There is such a deposit on Carman Muir and it has been worked in the past. There is a slight ridge which looks like it may have been used as a track to get the material out by wagon. This is at an extent that suggests a small industrial establishment - what could be considered a cottage industry. Excavation was probably done by hand with chisels and crow bars. Cornstone can be harder than the more familiar white limestone, but nevertheless reasonably easily broken up by hand. When excavated it looks much like most rocks. Unlike white limestone in which fossilised sea creatures are often recognisable, only small vague shapes can be seen.

Old maps show a small "quarry" roughly at this point but these are dotted all over the country side, are depicted vaguely and simply sources of local building stones such as for dry stane dykes and farm buildings.

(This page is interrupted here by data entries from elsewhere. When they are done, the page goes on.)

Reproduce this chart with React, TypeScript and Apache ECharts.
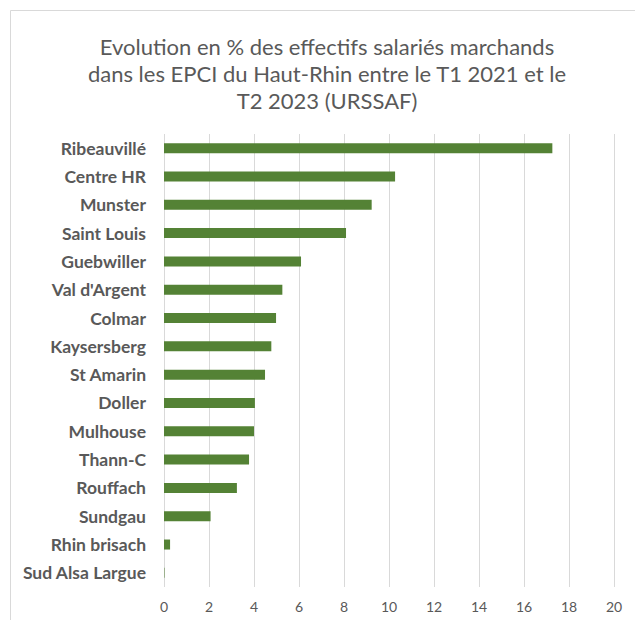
import React, { useEffect, useRef } from "react";
import * as echarts from "echarts";

const categories = [
  "Ribeauvillé",
  "Centre HR",
  "Munster",
  "Saint Louis",
  "Guebwiller",
  "Val d'Argent",
  "Colmar",
  "Kaysersberg",
  "St Amarin",
  "Doller",
  "Mulhouse",
  "Thann-C",
  "Rouffach",
  "Sundgau",
  "Rhin brisach",
  "Sud Alsa Largue",
];
const values = [17.26, 10.27, 9.23, 8.09, 6.09, 5.26, 4.98, 4.77, 4.49, 4.04, 4.0, 3.78, 3.24, 2.07, 0.27, 0.02];
const titleText = "Evolution en % des effectifs salariés marchands\ndans les EPCI du Haut-Rhin entre le T1 2021 et le\nT2 2023 (URSSAF)";

export default function App() {
  const ref = useRef<HTMLDivElement>(null);
  useEffect(() => {
    document.body.style.margin = "0";
    if (!ref.current) return;
    const chart = echarts.init(ref.current, null, { renderer: "svg" });
    chart.setOption({
      animation: false,
      backgroundColor: "#ffffff",
      textStyle: { fontFamily: "Lato" },
      title: {
        text: titleText,
        left: 322,
        textAlign: "center",
        top: 28,
        textStyle: {
          fontFamily: "Lato",
          fontSize: 22,
          fontWeight: "normal",
          color: "#595959",
          lineHeight: 27,
          align: "center",
        },
      },
      graphic: [
        {
          type: "rect",
          shape: { x: 10.5, y: 10.5, width: 700, height: 700 },
          style: { fill: "none", stroke: "#d9d9d9", lineWidth: 1 },
          silent: true,
        },
      ],
      grid: { left: 164, right: 21, top: 134, bottom: 33, containLabel: false },
      xAxis: {
        type: "value",
        min: 0,
        max: 20,
        interval: 2,
        axisLine: { show: false },
        axisTick: { show: false },
        splitLine: { show: true, lineStyle: { color: "#d9d9d9", width: 1 } },
        axisLabel: { color: "#595959", fontSize: 14, fontFamily: "Lato", margin: 12 },
      },
      yAxis: {
        type: "category",
        data: categories,
        inverse: true,
        axisLine: { show: false },
        axisTick: { show: false },
        axisLabel: {
          color: "#595959",
          fontSize: 17.5,
          fontWeight: "bold",
          fontFamily: "Lato",
          margin: 18,
        },
      },
      series: [
        {
          type: "bar",
          data: values,
          barWidth: 10,
          itemStyle: { color: "#548235" },
        },
      ],
    });
    return () => chart.dispose();
  }, []);
  return <div ref={ref} style={{ width: 635, height: 620 }} />;
}
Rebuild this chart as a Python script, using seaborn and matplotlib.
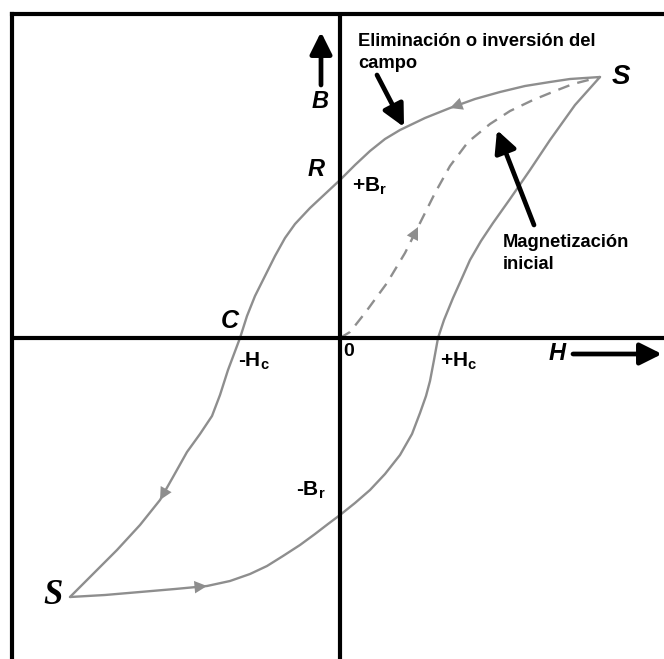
import matplotlib
matplotlib.use("Agg")
import matplotlib.pyplot as plt
import seaborn as sns

# Hysteresis loop (H, B in arbitrary units, origin at 0)
upper_h = [260, 245, 230, 210, 185, 160, 135, 110, 85, 60, 45, 30, 15, 0, -15, -30,
           -45, -55, -65, -75, -85, -93, -100, -106, -112, -120, -128, -140, -153,
           -167, -180, -200, -223, -248, -270]
upper_b = [261, 260, 259, 256, 252, 246, 239, 230, 220, 208, 199, 187, 173, 158, 144,
           130, 114, 100, 82, 62, 42, 22, 0, -16, -32, -57, -78, -96, -114, -139, -162,
           -187, -212, -237, -259]

lower_h = [-270, -235, -200, -165, -133, -110, -90, -73, -57, -40, -25, -12, 0, 15,
           30, 45, 60, 72, 80, 86, 90, 94, 98, 104, 113, 122, 130, 141, 153, 170, 190,
           210, 235, 260]
lower_b = [-259, -257, -254, -251, -248, -243, -236, -228, -218, -207, -196, -186,
           -177, -165, -152, -136, -117, -96, -75, -58, -43, -22, 0, 18, 40, 60, 78,
           97, 115, 139, 168, 198, 233, 261]

init_h = [0, 10, 25, 47, 65, 78, 95, 110, 128, 150, 170, 193, 215, 233, 260]
init_b = [0, 6, 25, 55, 85, 111, 145, 172, 196, 214, 227, 238, 247, 254, 261]

GRAY = "#8e8e8e"

sns.set_style("white")
plt.rcParams["font.family"] = ["Liberation Sans", "DejaVu Sans"]
plt.rcParams["text.color"] = "black"

fig = plt.figure(figsize=(6.64, 6.59), dpi=100)
ax = fig.add_axes([12 / 664, 0, 652 / 664, 645 / 659])
ax.set_xlim(-328, 324)
ax.set_ylim(-321, 324)

sns.lineplot(x=upper_h, y=upper_b, sort=False, estimator=None, color=GRAY, lw=1.7, ax=ax)
sns.lineplot(x=lower_h, y=lower_b, sort=False, estimator=None, color=GRAY, lw=1.7, ax=ax)
sns.lineplot(x=init_h, y=init_b, sort=False, estimator=None, color=GRAY, lw=1.7,
             linestyle=(0, (5, 3.5)), ax=ax)


def flow_arrow(hs, bs, i):
    # small arrowhead on a curve, pointing from point i to point i+1
    ax.annotate("", xy=(hs[i + 1], bs[i + 1]), xytext=(hs[i], bs[i]),
                arrowprops=dict(arrowstyle="-|>,head_length=0.5,head_width=0.25",
                                color=GRAY, lw=0, mutation_scale=18,
                                shrinkA=0, shrinkB=0))


flow_arrow(upper_h, upper_b, 6)
flow_arrow(upper_h, upper_b, 29)
flow_arrow(lower_h, lower_b, 3)
flow_arrow(init_h, init_b, 4)

# frame and axes
for s in ["right", "bottom"]:
    ax.spines[s].set_visible(False)
for s in ["left", "top"]:
    ax.spines[s].set_linewidth(3)
    ax.spines[s].set_color("black")
ax.axhline(0, color="black", lw=3)
ax.axvline(0, color="black", lw=3)
ax.set_xticks([])
ax.set_yticks([])

bi = dict(fontweight="bold", fontstyle="italic")
ax.text(281, 261, "S", fontsize=20, ha="center", va="center", **bi)
ax.text(-287, -257, "S", fontsize=25, ha="center", va="center",
        family=["Liberation Serif", "DejaVu Serif"], **bi)
ax.text(-24, 168, "R", fontsize=17, ha="center", va="center", **bi)
ax.text(-110, 17, "C", fontsize=18, ha="center", va="center", **bi)
ax.text(-20, 236, "B", fontsize=17, ha="center", va="center", **bi)
ax.text(217, -16, "H", fontsize=17, ha="center", va="center", **bi)

sub = dict(fontsize=15, fontweight="bold", ha="left", va="center")
ax.text(12, 152, "+B$_\\mathregular{r}$", **sub)
ax.text(-102, -23, "-H$_\\mathregular{c}$", **sub)
ax.text(100, -23, "+H$_\\mathregular{c}$", **sub)
ax.text(-44, -152, "-B$_\\mathregular{r}$", **sub)
ax.text(9, -14, "0", fontsize=14, fontweight="bold", ha="center", va="center")

ax.text(18, 305, "Eliminación o inversión del\ncampo", fontsize=13.2, fontweight="bold",
        ha="left", va="top", linespacing=1.4)
ax.text(163, 104, "Magnetización\ninicial", fontsize=13.2, fontweight="bold",
        ha="left", va="top", linespacing=1.4)

big = dict(arrowstyle="-|>,head_length=0.6,head_width=0.3", color="black", lw=3.4,
           mutation_scale=22, shrinkA=0, shrinkB=0)
ax.annotate("", xy=(64, 211), xytext=(37, 263), arrowprops=big)
ax.annotate("", xy=(157, 208), xytext=(194, 113), arrowprops=big)
ax.annotate("", xy=(-19, 306), xytext=(-19, 253), arrowprops=big)
ax.annotate("", xy=(322, -16), xytext=(233, -16), arrowprops=big)

fig.savefig("out.png", dpi=100)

There is little help for these workings.

These workings are clear enough although now enclosed by a forestry fence. Elongated piles of loosened rocks lie across a small ridge. There is no obvious remains of a kiln, although some rock arrangements suggest where they could have been. Lime kilns need to be raised for ventilation and can look like anything from large pizza ovens to brick kilns. It is possible that there was at least one here built up of stone masonry, but this material of larger rocks was probably removed to build the nearby dyke. Once prepared by heating, lime is difficult to store as it needs to be kept dry. Water, even rain, will slake it and this creates much heat, turning it to quicklime. This is a process applied under controlled conditions when utilised, but not until then.

In one of the photographs there is a pit that may have served for storage. It is a natural bedrock arrangement ie not of built walls, but it has clearly been excavated at great effort Perhaps it had a superstructure above it that has since disappeared. While rectangular kilns did exist elsewhere, there is no evidence for this here. The pit itself would have been able to withstand the heat of slaking and may have been a tank for this purpose, but there are no signs of lime itself.

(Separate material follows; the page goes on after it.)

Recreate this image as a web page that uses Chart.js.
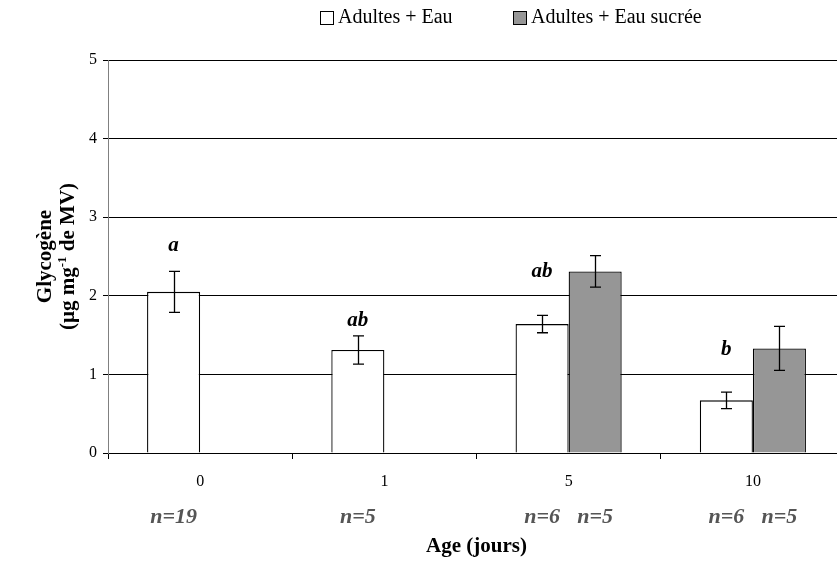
<!DOCTYPE html>
<html>
<head>
<meta charset="utf-8">
<script src="https://cdn.jsdelivr.net/npm/chart.js@4.4.0/dist/chart.umd.min.js"></script>
<style>
  body { margin: 0; overflow: hidden; background: #fff; }
  #wrap { width: 846px; height: 561px; }
</style>
</head>
<body>
<div id="wrap"><canvas id="glyco"></canvas></div>
<script>
// age groups and glycogen values
let ages = ['0', '1', '5', '10'];
let eauMeans = [2.05, 1.31, 1.64, 0.67];
let eauErr = [0.26, 0.18, 0.11, 0.105];
let sucreeMeans = [null, null, 2.31, 1.33];
let sucreeErr = [null, null, 0.2, 0.28];
let letters = ['a', 'ab', 'ab', 'b'];
let letterLevel = [2.64, 1.69, 2.31, 1.32];
let eauN = ['n=19', 'n=5', 'n=6', 'n=6'];
let sucreeN = [null, null, 'n=5', 'n=5'];
let seriesNames = ['Adultes + Eau', 'Adultes + Eau sucrée'];

let serif = '"Liberation Serif", "Times New Roman", serif';
let errors = [eauErr, sucreeErr];
let nLabels = [eauN, sucreeN];

let extras = {
    id: 'extras',
    afterDatasetsDraw(chart) {
        let ctx = chart.ctx;
        let y = chart.scales.y;
        ctx.save();
        ctx.strokeStyle = '#000';
        ctx.lineWidth = 1.3;
        chart.data.datasets.forEach((ds, d) => {
            let meta = chart.getDatasetMeta(d);
            meta.data.forEach((bar, i) => {
                if (ds.data[i] == null) return;
                let top = y.getPixelForValue(ds.data[i] + errors[d][i]);
                let bot = y.getPixelForValue(ds.data[i] - errors[d][i]);
                let x = Math.round(bar.x) + 0.5;
                ctx.beginPath();
                ctx.moveTo(x, top); ctx.lineTo(x, bot);
                ctx.moveTo(x - 5.5, top); ctx.lineTo(x + 5.5, top);
                ctx.moveTo(x - 5.5, bot); ctx.lineTo(x + 5.5, bot);
                ctx.stroke();
            });
        });
        ctx.restore();
    },
    afterDraw(chart) {
        let ctx = chart.ctx;
        let y = chart.scales.y;
        let area = chart.chartArea;
        ctx.save();

        // significance letters above the water bars
        let eauMeta = chart.getDatasetMeta(0);
        ctx.fillStyle = '#000';
        ctx.font = 'italic bold 21px ' + serif;
        ctx.textAlign = 'center';
        ctx.textBaseline = 'middle';
        letters.forEach((t, i) => {
            ctx.fillText(t, eauMeta.data[i].x, y.getPixelForValue(letterLevel[i]));
        });

        // sample sizes under each bar
        ctx.fillStyle = '#555';
        ctx.font = 'italic bold 22px ' + serif;
        nLabels.forEach((list, d) => {
            let meta = chart.getDatasetMeta(d);
            list.forEach((t, i) => {
                if (t) ctx.fillText(t, meta.data[i].x, 517);
            });
        });

        // y axis title, two lines with superscript
        ctx.fillStyle = '#000';
        ctx.translate(0, (area.top + area.bottom) / 2);
        ctx.rotate(-Math.PI / 2);
        ctx.textBaseline = 'middle';
        ctx.font = 'bold 21px ' + serif;
        ctx.textAlign = 'center';
        ctx.fillText('Glycogène', 0, 46);
        let a = '(µg mg', sup = '-1', b = ' de MV)';
        let wa = ctx.measureText(a).width, wb = ctx.measureText(b).width;
        ctx.font = 'bold 13px ' + serif;
        let ws = ctx.measureText(sup).width;
        let x0 = -(wa + ws + wb) / 2;
        ctx.textAlign = 'left';
        ctx.font = 'bold 21px ' + serif;
        ctx.fillText(a, x0, 69);
        ctx.fillText(b, x0 + wa + ws, 69);
        ctx.font = 'bold 13px ' + serif;
        ctx.fillText(sup, x0 + wa, 63);
        ctx.restore();

        // legend
        ctx.save();
        ctx.font = '20px ' + serif;
        ctx.textBaseline = 'middle';
        let legX = [320, 513];
        chart.data.datasets.forEach((ds, d) => {
            ctx.fillStyle = ds.backgroundColor;
            ctx.fillRect(legX[d] + 0.5, 11.5, 13, 13);
            ctx.strokeStyle = '#000';
            ctx.lineWidth = 1;
            ctx.strokeRect(legX[d] + 0.5, 11.5, 13, 13);
            ctx.fillStyle = '#000';
            ctx.fillText(seriesNames[d], legX[d] + 18, 18);
        });
        ctx.restore();
    }
};

new Chart(document.getElementById('glyco'), {
    type: 'bar',
    data: {
        labels: ages,
        datasets: [
            {
                label: seriesNames[0],
                data: eauMeans,
                backgroundColor: '#ffffff',
                borderColor: '#000',
                borderWidth: 1.3
            },
            {
                label: seriesNames[1],
                data: sucreeMeans,
                backgroundColor: '#969696',
                borderColor: '#000',
                borderWidth: 1.3
            }
        ]
    },
    plugins: [extras],
    options: {
        responsive: true,
        maintainAspectRatio: false,
        animation: false,
        layout: { padding: { top: 60, right: 1, left: 0, bottom: 0 } },
        datasets: { bar: { categoryPercentage: 0.576, barPercentage: 1.0 } },
        plugins: {
            legend: { display: false },
            tooltip: { enabled: false }
        },
        scales: {
            x: {
                afterFit(scale) { scale.height = 108; },
                grid: { offset: true, drawOnChartArea: false, color: '#000', tickLength: 6 },
                border: { color: '#000', width: 1 },
                ticks: { color: '#000', font: { family: serif, size: 16 }, padding: 13 },
                title: {
                    display: true,
                    text: 'Age (jours)',
                    color: '#000',
                    font: { family: serif, size: 21, weight: 'bold' },
                    padding: { top: 0, bottom: 2 }
                }
            },
            y: {
                min: 0,
                max: 5,
                afterFit(scale) { scale.width = 108; },
                grid: { color: '#000', lineWidth: 1, tickLength: 5 },
                border: { color: '#808080', width: 1 },
                ticks: { stepSize: 1, color: '#000', font: { family: serif, size: 16 }, padding: 6 }
            }
        }
    }
});
</script>
</body>
</html>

Judging from the amount of material lying around, business suddenly stopped. It was probably simply not commercially viable.

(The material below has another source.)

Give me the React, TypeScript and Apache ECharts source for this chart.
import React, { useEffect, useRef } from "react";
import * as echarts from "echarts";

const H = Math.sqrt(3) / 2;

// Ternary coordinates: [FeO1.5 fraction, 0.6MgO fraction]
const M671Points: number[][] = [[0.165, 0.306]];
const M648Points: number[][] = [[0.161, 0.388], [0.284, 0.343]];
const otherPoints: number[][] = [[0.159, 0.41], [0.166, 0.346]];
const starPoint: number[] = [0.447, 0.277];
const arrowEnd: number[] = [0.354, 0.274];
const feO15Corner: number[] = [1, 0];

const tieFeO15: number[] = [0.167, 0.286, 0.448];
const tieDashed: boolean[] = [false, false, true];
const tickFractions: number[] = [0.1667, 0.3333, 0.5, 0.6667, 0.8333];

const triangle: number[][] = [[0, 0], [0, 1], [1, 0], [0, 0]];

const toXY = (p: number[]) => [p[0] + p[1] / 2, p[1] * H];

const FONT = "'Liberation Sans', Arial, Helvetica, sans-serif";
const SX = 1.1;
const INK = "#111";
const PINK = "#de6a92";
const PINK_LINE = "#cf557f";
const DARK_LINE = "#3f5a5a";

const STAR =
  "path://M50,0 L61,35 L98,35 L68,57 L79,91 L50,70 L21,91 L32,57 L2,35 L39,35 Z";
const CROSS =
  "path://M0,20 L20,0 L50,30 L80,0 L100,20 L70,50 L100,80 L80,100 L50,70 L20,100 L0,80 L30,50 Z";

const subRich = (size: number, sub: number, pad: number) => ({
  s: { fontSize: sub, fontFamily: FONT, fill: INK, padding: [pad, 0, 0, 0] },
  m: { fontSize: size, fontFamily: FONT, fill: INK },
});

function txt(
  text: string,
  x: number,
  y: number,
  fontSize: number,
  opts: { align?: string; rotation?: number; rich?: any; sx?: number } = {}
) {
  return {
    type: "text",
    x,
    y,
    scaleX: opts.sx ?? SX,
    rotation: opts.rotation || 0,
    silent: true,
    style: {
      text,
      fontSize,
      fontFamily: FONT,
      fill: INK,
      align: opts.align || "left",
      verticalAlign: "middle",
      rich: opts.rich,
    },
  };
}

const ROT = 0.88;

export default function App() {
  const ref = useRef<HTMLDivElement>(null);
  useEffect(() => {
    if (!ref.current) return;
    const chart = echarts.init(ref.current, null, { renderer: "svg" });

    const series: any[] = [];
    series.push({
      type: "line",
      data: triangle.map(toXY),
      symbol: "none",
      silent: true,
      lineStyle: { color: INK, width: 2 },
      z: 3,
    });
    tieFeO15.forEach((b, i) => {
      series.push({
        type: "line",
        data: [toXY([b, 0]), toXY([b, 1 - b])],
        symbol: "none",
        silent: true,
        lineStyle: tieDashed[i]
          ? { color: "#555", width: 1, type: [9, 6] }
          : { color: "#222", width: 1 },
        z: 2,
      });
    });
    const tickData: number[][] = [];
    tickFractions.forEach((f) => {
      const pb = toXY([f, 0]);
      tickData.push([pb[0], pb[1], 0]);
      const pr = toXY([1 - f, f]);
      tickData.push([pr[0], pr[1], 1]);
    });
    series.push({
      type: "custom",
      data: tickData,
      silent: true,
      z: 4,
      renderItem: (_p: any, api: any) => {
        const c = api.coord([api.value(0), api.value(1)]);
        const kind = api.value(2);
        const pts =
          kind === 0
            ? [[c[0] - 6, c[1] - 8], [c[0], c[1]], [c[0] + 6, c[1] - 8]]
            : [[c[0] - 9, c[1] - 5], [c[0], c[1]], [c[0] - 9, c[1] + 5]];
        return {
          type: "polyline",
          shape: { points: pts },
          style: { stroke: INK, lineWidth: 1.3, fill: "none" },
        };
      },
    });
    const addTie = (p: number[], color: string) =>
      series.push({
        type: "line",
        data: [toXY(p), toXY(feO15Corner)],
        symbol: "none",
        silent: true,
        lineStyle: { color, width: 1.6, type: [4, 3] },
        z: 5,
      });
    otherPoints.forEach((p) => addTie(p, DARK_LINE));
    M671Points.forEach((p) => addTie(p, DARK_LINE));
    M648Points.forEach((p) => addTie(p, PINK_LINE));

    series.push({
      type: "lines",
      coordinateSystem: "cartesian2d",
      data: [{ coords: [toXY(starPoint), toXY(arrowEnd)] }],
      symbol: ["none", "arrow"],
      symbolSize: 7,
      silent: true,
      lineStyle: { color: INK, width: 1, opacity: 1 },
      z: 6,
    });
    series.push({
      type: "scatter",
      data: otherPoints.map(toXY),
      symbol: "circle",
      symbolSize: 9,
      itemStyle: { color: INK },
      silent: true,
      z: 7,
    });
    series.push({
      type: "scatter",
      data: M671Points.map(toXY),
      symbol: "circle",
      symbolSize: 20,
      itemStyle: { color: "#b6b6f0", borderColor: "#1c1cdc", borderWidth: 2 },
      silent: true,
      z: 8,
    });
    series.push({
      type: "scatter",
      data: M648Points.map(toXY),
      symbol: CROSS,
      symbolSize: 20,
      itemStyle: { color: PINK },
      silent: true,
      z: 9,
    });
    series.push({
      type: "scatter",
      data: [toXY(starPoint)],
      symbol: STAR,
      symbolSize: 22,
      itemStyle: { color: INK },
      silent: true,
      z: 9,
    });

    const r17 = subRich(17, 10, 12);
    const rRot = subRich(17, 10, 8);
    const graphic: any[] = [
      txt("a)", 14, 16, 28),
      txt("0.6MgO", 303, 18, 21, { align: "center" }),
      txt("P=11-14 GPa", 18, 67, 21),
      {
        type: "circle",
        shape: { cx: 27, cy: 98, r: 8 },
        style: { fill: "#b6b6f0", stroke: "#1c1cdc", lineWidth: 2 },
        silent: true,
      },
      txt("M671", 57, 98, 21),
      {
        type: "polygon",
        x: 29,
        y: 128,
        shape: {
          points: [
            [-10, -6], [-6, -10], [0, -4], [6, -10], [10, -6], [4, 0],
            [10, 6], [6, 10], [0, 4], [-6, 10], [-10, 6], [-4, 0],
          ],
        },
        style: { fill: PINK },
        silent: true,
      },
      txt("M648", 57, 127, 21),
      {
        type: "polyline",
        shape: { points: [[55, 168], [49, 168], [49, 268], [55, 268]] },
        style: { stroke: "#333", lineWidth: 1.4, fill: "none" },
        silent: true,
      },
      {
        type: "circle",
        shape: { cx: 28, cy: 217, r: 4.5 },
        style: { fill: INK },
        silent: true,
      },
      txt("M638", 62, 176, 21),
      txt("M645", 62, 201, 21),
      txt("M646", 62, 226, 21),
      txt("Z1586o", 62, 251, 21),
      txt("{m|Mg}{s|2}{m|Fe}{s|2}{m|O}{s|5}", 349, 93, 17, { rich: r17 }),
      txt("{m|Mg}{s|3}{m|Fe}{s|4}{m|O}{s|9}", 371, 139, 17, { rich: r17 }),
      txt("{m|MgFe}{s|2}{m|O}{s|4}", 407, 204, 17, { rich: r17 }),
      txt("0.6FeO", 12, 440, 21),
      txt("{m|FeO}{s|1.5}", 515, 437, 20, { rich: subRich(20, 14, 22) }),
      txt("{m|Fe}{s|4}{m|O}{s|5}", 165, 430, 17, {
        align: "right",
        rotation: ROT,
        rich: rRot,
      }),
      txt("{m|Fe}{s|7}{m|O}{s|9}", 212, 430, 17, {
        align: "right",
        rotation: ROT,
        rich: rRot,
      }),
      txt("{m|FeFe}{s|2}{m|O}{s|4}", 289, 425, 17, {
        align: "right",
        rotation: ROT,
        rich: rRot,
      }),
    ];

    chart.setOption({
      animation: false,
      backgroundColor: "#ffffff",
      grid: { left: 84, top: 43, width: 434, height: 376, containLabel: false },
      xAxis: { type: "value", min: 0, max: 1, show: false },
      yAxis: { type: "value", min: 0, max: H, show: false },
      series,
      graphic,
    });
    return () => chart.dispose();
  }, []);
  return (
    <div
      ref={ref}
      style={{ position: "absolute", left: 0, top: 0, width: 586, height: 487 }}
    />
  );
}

The outcrop and ridge has little to offer in terms of arable land, but much of the surrounding area has the striations of ditches for drainage and planting. More modern ditches dug by mechanical diggers also mark the landscape, but are deeper and more strategically distributed. The older ones though are almost as if a giant comb had been pulled across the muir. 

One of the undisturbed but exposed bedrocks has patterns on it that mimic those ditches. Are these marks natural or man-made? - perhaps as a way of setting out the arable land and its ownership. A sort of map. We may have hardly glanced at these marks if it weren't for another enigmatic carving on the same rock. This is of what looks a bit like a small human figure. It is quite possible that this was created by a mason. Masons would sometimes identify their work on buildings with such symbols and it is not farfetched to imagine a mason either working or visiting this source of lime. 

There is more speculation on the subect in the LOCAL MYSTERIES article at the end of this website. See ARTICLES index.asp?pageid=715697 

Some views of the excavated stone lying in long piles next to or in pits.

This rectangular pit within the bedrock may have been used to store the extracted lime.

This stylised "man" with a head, arms and legs has been carved into bedrock. Is it a mason's mark? In John Bruce's book on Old Kilpatrick there are illustrations of masons' marks, similar, but with a square at 45 degrees for the "head" instead of a circle. And are thos striations a map of the drainage and planting ditches that cover much of the surrounding muirland?

Paul Murdoch in his book The 'Nature' of West Dunbartonshire, identifies a human figure carved into one of the exposed Cochno Stones. Is this wishful thinking? That one is hard to see, but that may well be due to the light and vegetation at the time. Paul sees one of the rings as the head. See COCHNO STONES : index.asp?pageid=715987

These ditches cover much of the surrounding muirland.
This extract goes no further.